§ **RAW DATA**
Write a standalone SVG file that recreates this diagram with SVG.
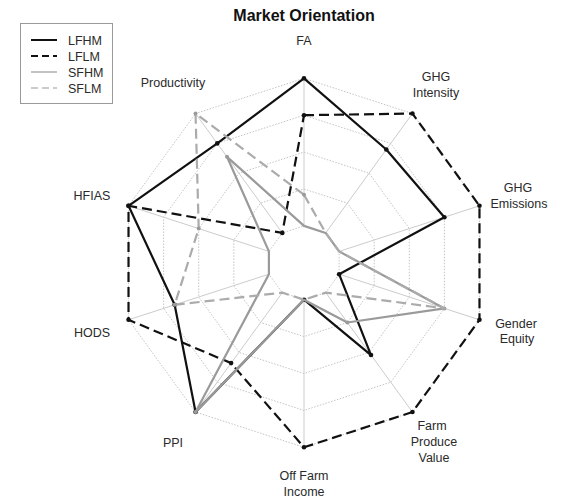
<svg xmlns="http://www.w3.org/2000/svg" width="570" height="501" viewBox="0 0 570 501">
<style>
  text { font-family: "Liberation Sans", Arial, sans-serif; fill: #2a2a2a; }
  .lbl { font-size: 12.5px; text-anchor: middle; }
  .title { font-size: 16px; font-weight: bold; text-anchor: middle; fill: #111; }
  .leg { font-size: 12.5px; }
  .grid { fill: none; stroke: #c4c4c4; stroke-width: 1; stroke-dasharray: 1.5 1.5; }
  .spoke { stroke: #cccccc; stroke-width: 1; }
  .s { fill: none; stroke-width: 2.2; stroke-linejoin: round; }
  .lfhm { stroke: #111; }
  .lflm { stroke: #111; stroke-dasharray: 10 5; }
  .sfhm { stroke: #9a9a9a; }
  .sflm { stroke: #ababab; stroke-dasharray: 10 5; }
  .pk { fill: #111; }
  .pg { fill: #9a9a9a; }
</style>

<text class="title" x="304" y="21">Market Orientation</text>

<g id="grid">
  <polygon class="grid" points="304,225.9 325.69,232.95 339.1,251.4 339.1,274.2 325.69,292.65 304,299.7 282.31,292.65 268.9,274.2 268.9,251.4 282.31,232.95"/>
  <polygon class="grid" points="304,189 347.38,203.1 374.19,240 374.19,285.6 347.38,322.5 304,336.6 260.62,322.5 233.81,285.6 233.81,240 260.62,203.1"/>
  <polygon class="grid" points="304,152.1 369.07,173.24 409.29,228.59 409.29,297.01 369.07,352.36 304,373.5 238.93,352.36 198.71,297.01 198.71,228.59 238.93,173.24"/>
  <polygon class="grid" points="304,115.2 390.76,143.39 444.38,217.19 444.38,308.41 390.76,382.21 304,410.4 217.24,382.21 163.62,308.41 163.62,217.19 217.24,143.39"/>
  <polygon class="grid" points="304,78.3 412.45,113.54 479.48,205.79 479.48,319.81 412.45,412.06 304,447.3 195.55,412.06 128.52,319.81 128.52,205.79 195.55,113.54"/>
  <line class="spoke" x1="304" y1="225.9" x2="304" y2="78.3"/>
  <line class="spoke" x1="325.69" y1="232.95" x2="412.45" y2="113.54"/>
  <line class="spoke" x1="339.1" y1="251.4" x2="479.48" y2="205.79"/>
  <line class="spoke" x1="339.1" y1="274.2" x2="479.48" y2="319.81"/>
  <line class="spoke" x1="325.69" y1="292.65" x2="412.45" y2="412.06"/>
  <line class="spoke" x1="304" y1="299.7" x2="304" y2="447.3"/>
  <line class="spoke" x1="282.31" y1="292.65" x2="195.55" y2="412.06"/>
  <line class="spoke" x1="268.9" y1="274.2" x2="128.52" y2="319.81"/>
  <line class="spoke" x1="268.9" y1="251.4" x2="128.52" y2="205.79"/>
  <line class="spoke" x1="282.31" y1="232.95" x2="195.55" y2="113.54"/>
</g>

<g id="axis-labels">
  <text class="lbl" x="304" y="45">FA</text>
  <text class="lbl" x="436" y="81">GHG</text>
  <text class="lbl" x="436" y="97">Intensity</text>
  <text class="lbl" x="518" y="192">GHG</text>
  <text class="lbl" x="519" y="208">Emissions</text>
  <text class="lbl" x="516" y="328">Gender</text>
  <text class="lbl" x="517" y="343">Equity</text>
  <text class="lbl" x="432" y="430">Farm</text>
  <text class="lbl" x="434" y="446">Produce</text>
  <text class="lbl" x="434" y="462">Value</text>
  <text class="lbl" x="304" y="480">Off Farm</text>
  <text class="lbl" x="304" y="496">Income</text>
  <text class="lbl" x="173" y="447">PPI</text>
  <text class="lbl" x="92" y="337">HODS</text>
  <text class="lbl" x="92" y="200">HFIAS</text>
  <text class="lbl" x="173" y="87">Productivity</text>
</g>

<g id="connectors">
  <g id="series-LFHM">
    <polygon class="s lfhm" points="304,78.3 386.29,149.54 444.38,217.19 339.1,274.2 371.01,355.03 304,299.7 195.55,412.06 174.65,304.82 128.52,205.79 217.24,143.39"/>
    <g class="pk">
      <circle cx="304" cy="78.3" r="2.3"/><circle cx="386.29" cy="149.54" r="2.3"/><circle cx="444.38" cy="217.19" r="2.3"/><circle cx="339.1" cy="274.2" r="2.3"/><circle cx="371.01" cy="355.03" r="2.3"/><circle cx="304" cy="299.7" r="2.3"/><circle cx="195.55" cy="412.06" r="2.3"/><circle cx="174.65" cy="304.82" r="2.3"/><circle cx="128.52" cy="205.79" r="2.3"/><circle cx="217.24" cy="143.39" r="2.3"/>
    </g>
  </g>
  <g id="series-LFLM">
    <polygon class="s lflm" points="304,115.2 412.45,113.54 479.48,205.79 479.48,319.81 412.45,412.06 304,447.3 231.11,363.12 128.52,319.81 128.52,205.79 282.31,232.95"/>
    <g class="pk">
      <circle cx="304" cy="115.2" r="2.3"/><circle cx="412.45" cy="113.54" r="2.3"/><circle cx="479.48" cy="205.79" r="2.3"/><circle cx="479.48" cy="319.81" r="2.3"/><circle cx="412.45" cy="412.06" r="2.3"/><circle cx="304" cy="447.3" r="2.3"/><circle cx="231.11" cy="363.12" r="2.3"/><circle cx="128.52" cy="319.81" r="2.3"/><circle cx="128.52" cy="205.79" r="2.3"/><circle cx="282.31" cy="232.95" r="2.3"/>
    </g>
  </g>
  <g id="series-SFHM">
    <polygon class="s sfhm" points="304,225.9 325.69,232.95 339.1,251.4 444.38,308.41 347.38,322.5 304,299.7 195.55,412.06 268.9,274.2 268.9,251.4 227,156.82"/>
    <g class="pg">
      <circle cx="444.38" cy="308.41" r="2"/><circle cx="347.38" cy="322.5" r="2"/><circle cx="195.55" cy="412.06" r="2"/><circle cx="227" cy="156.82" r="2"/>
    </g>
  </g>
  <g id="series-SFLM">
    <polygon class="s sflm" points="304,194.8 325.69,232.95 339.1,251.4 444.38,308.41 325.69,292.65 304,299.7 282.31,292.65 174.65,304.82 198.71,228.59 195.55,113.54"/>
    <g class="pg">
      <circle cx="304" cy="194.8" r="2"/><circle cx="174.65" cy="304.82" r="2"/><circle cx="198.71" cy="228.59" r="2"/><circle cx="195.55" cy="113.54" r="2"/>
    </g>
  </g>
</g>

<g id="legend">
  <rect x="20.5" y="23.5" width="92" height="80" fill="#fff" stroke="#999" stroke-width="1"/>
  <line x1="31" y1="40" x2="57" y2="40" stroke="#111" stroke-width="2"/>
  <line x1="31" y1="56" x2="57" y2="56" stroke="#111" stroke-width="2" stroke-dasharray="7 4"/>
  <line x1="31" y1="72" x2="57" y2="72" stroke="#9a9a9a" stroke-width="1.2"/>
  <line x1="31" y1="88" x2="57" y2="88" stroke="#9a9a9a" stroke-width="1.2" stroke-dasharray="7 4"/>
  <text class="leg" x="68" y="44.5">LFHM</text>
  <text class="leg" x="68" y="60.5">LFLM</text>
  <text class="leg" x="68" y="76.5">SFHM</text>
  <text class="leg" x="68" y="92.5">SFLM</text>
</g>
</svg>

§ **EXERCISE BRIEF**
Without the pictures, write out all of the material exactly.

§ **THE RESULT**
Write a standalone SVG file that recreates this diagram with SVG.
<svg xmlns="http://www.w3.org/2000/svg" width="570" height="501" viewBox="0 0 570 501">
<style>
  text { font-family: "Liberation Sans", Arial, sans-serif; fill: #2a2a2a; }
  .lbl { font-size: 12.5px; text-anchor: middle; }
  .title { font-size: 16px; font-weight: bold; text-anchor: middle; fill: #111; }
  .leg { font-size: 12.5px; }
  .grid { fill: none; stroke: #c4c4c4; stroke-width: 1; stroke-dasharray: 1.5 1.5; }
  .spoke { stroke: #cccccc; stroke-width: 1; }
  .s { fill: none; stroke-width: 2.2; stroke-linejoin: round; }
  .lfhm { stroke: #111; }
  .lflm { stroke: #111; stroke-dasharray: 10 5; }
  .sfhm { stroke: #9a9a9a; }
  .sflm { stroke: #ababab; stroke-dasharray: 10 5; }
  .pk { fill: #111; }
  .pg { fill: #9a9a9a; }
</style>

<text class="title" x="304" y="21">Market Orientation</text>

<g id="grid">
  <polygon class="grid" points="304,225.9 325.69,232.95 339.1,251.4 339.1,274.2 325.69,292.65 304,299.7 282.31,292.65 268.9,274.2 268.9,251.4 282.31,232.95"/>
  <polygon class="grid" points="304,189 347.38,203.1 374.19,240 374.19,285.6 347.38,322.5 304,336.6 260.62,322.5 233.81,285.6 233.81,240 260.62,203.1"/>
  <polygon class="grid" points="304,152.1 369.07,173.24 409.29,228.59 409.29,297.01 369.07,352.36 304,373.5 238.93,352.36 198.71,297.01 198.71,228.59 238.93,173.24"/>
  <polygon class="grid" points="304,115.2 390.76,143.39 444.38,217.19 444.38,308.41 390.76,382.21 304,410.4 217.24,382.21 163.62,308.41 163.62,217.19 217.24,143.39"/>
  <polygon class="grid" points="304,78.3 412.45,113.54 479.48,205.79 479.48,319.81 412.45,412.06 304,447.3 195.55,412.06 128.52,319.81 128.52,205.79 195.55,113.54"/>
  <line class="spoke" x1="304" y1="225.9" x2="304" y2="78.3"/>
  <line class="spoke" x1="325.69" y1="232.95" x2="412.45" y2="113.54"/>
  <line class="spoke" x1="339.1" y1="251.4" x2="479.48" y2="205.79"/>
  <line class="spoke" x1="339.1" y1="274.2" x2="479.48" y2="319.81"/>
  <line class="spoke" x1="325.69" y1="292.65" x2="412.45" y2="412.06"/>
  <line class="spoke" x1="304" y1="299.7" x2="304" y2="447.3"/>
  <line class="spoke" x1="282.31" y1="292.65" x2="195.55" y2="412.06"/>
  <line class="spoke" x1="268.9" y1="274.2" x2="128.52" y2="319.81"/>
  <line class="spoke" x1="268.9" y1="251.4" x2="128.52" y2="205.79"/>
  <line class="spoke" x1="282.31" y1="232.95" x2="195.55" y2="113.54"/>
</g>

<g id="axis-labels">
  <text class="lbl" x="304" y="45">FA</text>
  <text class="lbl" x="436" y="81">GHG</text>
  <text class="lbl" x="436" y="97">Intensity</text>
  <text class="lbl" x="518" y="192">GHG</text>
  <text class="lbl" x="519" y="208">Emissions</text>
  <text class="lbl" x="516" y="328">Gender</text>
  <text class="lbl" x="517" y="343">Equity</text>
  <text class="lbl" x="432" y="430">Farm</text>
  <text class="lbl" x="434" y="446">Produce</text>
  <text class="lbl" x="434" y="462">Value</text>
  <text class="lbl" x="304" y="480">Off Farm</text>
  <text class="lbl" x="304" y="496">Income</text>
  <text class="lbl" x="173" y="447">PPI</text>
  <text class="lbl" x="92" y="337">HODS</text>
  <text class="lbl" x="92" y="200">HFIAS</text>
  <text class="lbl" x="173" y="87">Productivity</text>
</g>

<g id="connectors">
  <g id="series-LFHM">
    <polygon class="s lfhm" points="304,78.3 386.29,149.54 444.38,217.19 339.1,274.2 371.01,355.03 304,299.7 195.55,412.06 174.65,304.82 128.52,205.79 217.24,143.39"/>
    <g class="pk">
      <circle cx="304" cy="78.3" r="2.3"/><circle cx="386.29" cy="149.54" r="2.3"/><circle cx="444.38" cy="217.19" r="2.3"/><circle cx="339.1" cy="274.2" r="2.3"/><circle cx="371.01" cy="355.03" r="2.3"/><circle cx="304" cy="299.7" r="2.3"/><circle cx="195.55" cy="412.06" r="2.3"/><circle cx="174.65" cy="304.82" r="2.3"/><circle cx="128.52" cy="205.79" r="2.3"/><circle cx="217.24" cy="143.39" r="2.3"/>
    </g>
  </g>
  <g id="series-LFLM">
    <polygon class="s lflm" points="304,115.2 412.45,113.54 479.48,205.79 479.48,319.81 412.45,412.06 304,447.3 231.11,363.12 128.52,319.81 128.52,205.79 282.31,232.95"/>
    <g class="pk">
      <circle cx="304" cy="115.2" r="2.3"/><circle cx="412.45" cy="113.54" r="2.3"/><circle cx="479.48" cy="205.79" r="2.3"/><circle cx="479.48" cy="319.81" r="2.3"/><circle cx="412.45" cy="412.06" r="2.3"/><circle cx="304" cy="447.3" r="2.3"/><circle cx="231.11" cy="363.12" r="2.3"/><circle cx="128.52" cy="319.81" r="2.3"/><circle cx="128.52" cy="205.79" r="2.3"/><circle cx="282.31" cy="232.95" r="2.3"/>
    </g>
  </g>
  <g id="series-SFHM">
    <polygon class="s sfhm" points="304,225.9 325.69,232.95 339.1,251.4 444.38,308.41 347.38,322.5 304,299.7 195.55,412.06 268.9,274.2 268.9,251.4 227,156.82"/>
    <g class="pg">
      <circle cx="444.38" cy="308.41" r="2"/><circle cx="347.38" cy="322.5" r="2"/><circle cx="195.55" cy="412.06" r="2"/><circle cx="227" cy="156.82" r="2"/>
    </g>
  </g>
  <g id="series-SFLM">
    <polygon class="s sflm" points="304,194.8 325.69,232.95 339.1,251.4 444.38,308.41 325.69,292.65 304,299.7 282.31,292.65 174.65,304.82 198.71,228.59 195.55,113.54"/>
    <g class="pg">
      <circle cx="304" cy="194.8" r="2"/><circle cx="174.65" cy="304.82" r="2"/><circle cx="198.71" cy="228.59" r="2"/><circle cx="195.55" cy="113.54" r="2"/>
    </g>
  </g>
</g>

<g id="legend">
  <rect x="20.5" y="23.5" width="92" height="80" fill="#fff" stroke="#999" stroke-width="1"/>
  <line x1="31" y1="40" x2="57" y2="40" stroke="#111" stroke-width="2"/>
  <line x1="31" y1="56" x2="57" y2="56" stroke="#111" stroke-width="2" stroke-dasharray="7 4"/>
  <line x1="31" y1="72" x2="57" y2="72" stroke="#9a9a9a" stroke-width="1.2"/>
  <line x1="31" y1="88" x2="57" y2="88" stroke="#9a9a9a" stroke-width="1.2" stroke-dasharray="7 4"/>
  <text class="leg" x="68" y="44.5">LFHM</text>
  <text class="leg" x="68" y="60.5">LFLM</text>
  <text class="leg" x="68" y="76.5">SFHM</text>
  <text class="leg" x="68" y="92.5">SFLM</text>
</g>
</svg>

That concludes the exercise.